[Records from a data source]
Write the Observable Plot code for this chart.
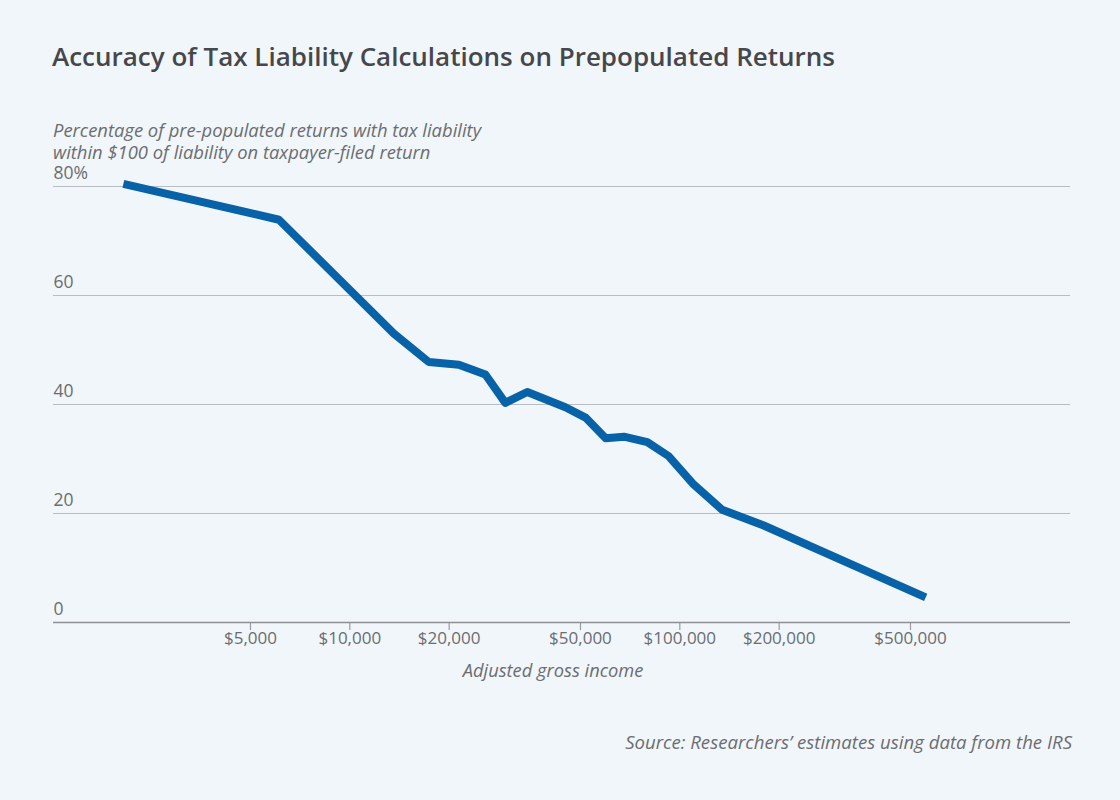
<!DOCTYPE html>
<html>
<head>
<meta charset="utf-8">
<script src="https://cdn.jsdelivr.net/npm/d3@7"></script>
<script src="https://cdn.jsdelivr.net/npm/@observablehq/plot@0.6"></script>
<style>
  html, body { margin: 0; padding: 0; }
  body { width: 1120px; height: 800px; background: #f1f6fa; position: relative; overflow: hidden; font-family: "Open Sans", sans-serif; }
  .title { position: absolute; left: 52px; top: 38px; font-family: "Open Sans", sans-serif; font-weight: 600; font-size: 26px; color: #46474b; white-space: nowrap; }
  .ytitle { position: absolute; left: 53px; font-style: italic; font-size: 18.4px; line-height: 18.4px; color: #6b6d71; white-space: nowrap; }
  .xtitle { position: absolute; left: 553px; top: 657px; transform: translateX(-50%); font-style: italic; font-size: 18.3px; color: #6b6d71; white-space: nowrap; }
  .source { position: absolute; right: 48px; top: 729px; font-style: italic; font-size: 18.6px; color: #6b6d71; white-space: nowrap; }
  #chart { position: absolute; left: 0; top: 160px; }
</style>
</head>
<body>
<div class="title">Accuracy of Tax Liability Calculations on Prepopulated Returns</div>
<div class="ytitle" style="top:121px">Percentage of pre-populated returns with tax liability</div>
<div class="ytitle" style="top:142.5px">within $100 of liability on taxpayer-filed return</div>
<div id="chart"></div>
<div class="xtitle">Adjusted gross income</div>
<div class="source">Source: Researchers’ estimates using data from the IRS</div>
<script>
// Adjusted gross income (dollars, log scale)
const income = [2060, 6100, 13600, 17350, 21400, 25750, 29600, 34500, 45000, 51800, 59600, 67700, 79700, 92600, 110200, 134300, 179600, 556000];
// Percentage of returns within $100
const share = [80.5, 73.9, 53.0, 47.8, 47.3, 45.5, 40.3, 42.3, 39.5, 37.6, 33.8, 34.1, 33.1, 30.5, 25.3, 20.7, 17.8, 4.6];
const xTicks = [5000, 10000, 20000, 50000, 100000, 200000, 500000];
const yTicks = [0, 20, 40, 60, 80];

const data = income.map((d, i) => ({income: d, share: share[i]}));
const fmt = d3.format(",");

const chart = Plot.plot({
  width: 1120,
  height: 540,
  marginLeft: 53,
  marginRight: 50,
  marginTop: 26,
  marginBottom: 78,
  style: { background: "transparent", fontFamily: "Open Sans, sans-serif" },
  x: { type: "log", domain: [1265, 1527000] },
  y: { domain: [0, 80] },
  marks: [
    Plot.gridY(yTicks.filter(d => d > 0), { stroke: "#b9bcc0", strokeOpacity: 1, strokeWidth: 1.2 }),
    Plot.axisY(yTicks, {
      anchor: "left", tickSize: 0, tickPadding: 0, textAnchor: "start", dy: -13,
      fontSize: 17.5, fill: "#6b6d71", label: null,
      tickFormat: d => d === 80 ? "80%" : String(d)
    }),
    Plot.axisX(xTicks, {
      anchor: "bottom", tickSize: 8, stroke: "#9a9ca0", strokeWidth: 1.2,
      tickFormat: () => "", label: null
    }),
    Plot.text(xTicks, {
      x: d => d, frameAnchor: "bottom", dy: 21, text: d => "$" + fmt(d),
      fontSize: 17, fill: "#6b6d71"
    }),
    Plot.ruleY([0], { stroke: "#8e9094", strokeWidth: 1.3 }),
    Plot.line(data, { x: "income", y: "share", stroke: "#0762a8", strokeWidth: 8, strokeLinecap: "butt", strokeLinejoin: "round" })
  ]
});
document.getElementById("chart").appendChild(chart);
</script>
</body>
</html>
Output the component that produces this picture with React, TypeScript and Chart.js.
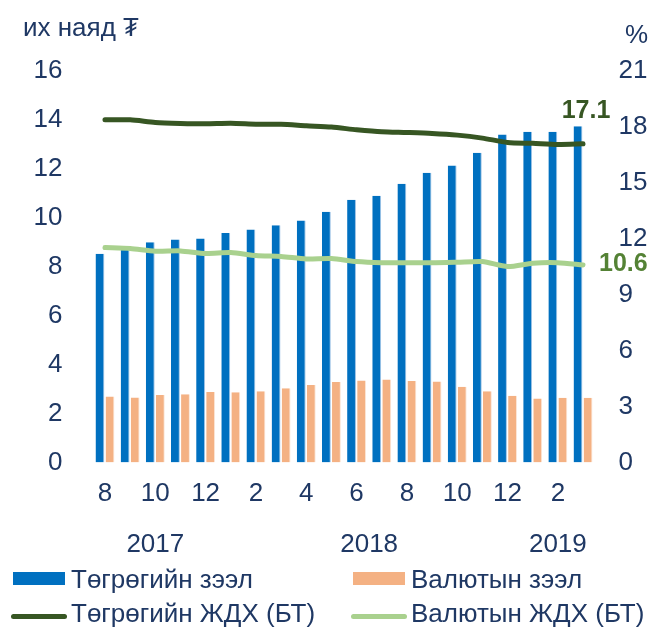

Problem statement:
Write out the whole listing exactly, and drop the pictures.

Result of this exercise:
Write the Observable Plot code for this chart.
<!DOCTYPE html>
<html>
<head>
<meta charset="utf-8">
<script src="https://cdn.jsdelivr.net/npm/d3@7"></script>
<script src="https://cdn.jsdelivr.net/npm/@observablehq/plot@0.6"></script>
<style>
  html, body { margin: 0; padding: 0; }
  body { width: 1120px; height: 800px; background: #f1f6fa; position: relative; overflow: hidden; font-family: "Open Sans", sans-serif; }
  .title { position: absolute; left: 52px; top: 38px; font-family: "Open Sans", sans-serif; font-weight: 600; font-size: 26px; color: #46474b; white-space: nowrap; }
  .ytitle { position: absolute; left: 53px; font-style: italic; font-size: 18.4px; line-height: 18.4px; color: #6b6d71; white-space: nowrap; }
  .xtitle { position: absolute; left: 553px; top: 657px; transform: translateX(-50%); font-style: italic; font-size: 18.3px; color: #6b6d71; white-space: nowrap; }
  .source { position: absolute; right: 48px; top: 729px; font-style: italic; font-size: 18.6px; color: #6b6d71; white-space: nowrap; }
  #chart { position: absolute; left: 0; top: 160px; }
</style>
</head>
<body>
<div class="title">Accuracy of Tax Liability Calculations on Prepopulated Returns</div>
<div class="ytitle" style="top:121px">Percentage of pre-populated returns with tax liability</div>
<div class="ytitle" style="top:142.5px">within $100 of liability on taxpayer-filed return</div>
<div id="chart"></div>
<div class="xtitle">Adjusted gross income</div>
<div class="source">Source: Researchers’ estimates using data from the IRS</div>
<script>
// Adjusted gross income (dollars, log scale)
const income = [2060, 6100, 13600, 17350, 21400, 25750, 29600, 34500, 45000, 51800, 59600, 67700, 79700, 92600, 110200, 134300, 179600, 556000];
// Percentage of returns within $100
const share = [80.5, 73.9, 53.0, 47.8, 47.3, 45.5, 40.3, 42.3, 39.5, 37.6, 33.8, 34.1, 33.1, 30.5, 25.3, 20.7, 17.8, 4.6];
const xTicks = [5000, 10000, 20000, 50000, 100000, 200000, 500000];
const yTicks = [0, 20, 40, 60, 80];

const data = income.map((d, i) => ({income: d, share: share[i]}));
const fmt = d3.format(",");

const chart = Plot.plot({
  width: 1120,
  height: 540,
  marginLeft: 53,
  marginRight: 50,
  marginTop: 26,
  marginBottom: 78,
  style: { background: "transparent", fontFamily: "Open Sans, sans-serif" },
  x: { type: "log", domain: [1265, 1527000] },
  y: { domain: [0, 80] },
  marks: [
    Plot.gridY(yTicks.filter(d => d > 0), { stroke: "#b9bcc0", strokeOpacity: 1, strokeWidth: 1.2 }),
    Plot.axisY(yTicks, {
      anchor: "left", tickSize: 0, tickPadding: 0, textAnchor: "start", dy: -13,
      fontSize: 17.5, fill: "#6b6d71", label: null,
      tickFormat: d => d === 80 ? "80%" : String(d)
    }),
    Plot.axisX(xTicks, {
      anchor: "bottom", tickSize: 8, stroke: "#9a9ca0", strokeWidth: 1.2,
      tickFormat: () => "", label: null
    }),
    Plot.text(xTicks, {
      x: d => d, frameAnchor: "bottom", dy: 21, text: d => "$" + fmt(d),
      fontSize: 17, fill: "#6b6d71"
    }),
    Plot.ruleY([0], { stroke: "#8e9094", strokeWidth: 1.3 }),
    Plot.line(data, { x: "income", y: "share", stroke: "#0762a8", strokeWidth: 8, strokeLinecap: "butt", strokeLinejoin: "round" })
  ]
});
document.getElementById("chart").appendChild(chart);
</script>
</body>
</html>
Output the component that produces this picture with React, TypeScript and Chart.js.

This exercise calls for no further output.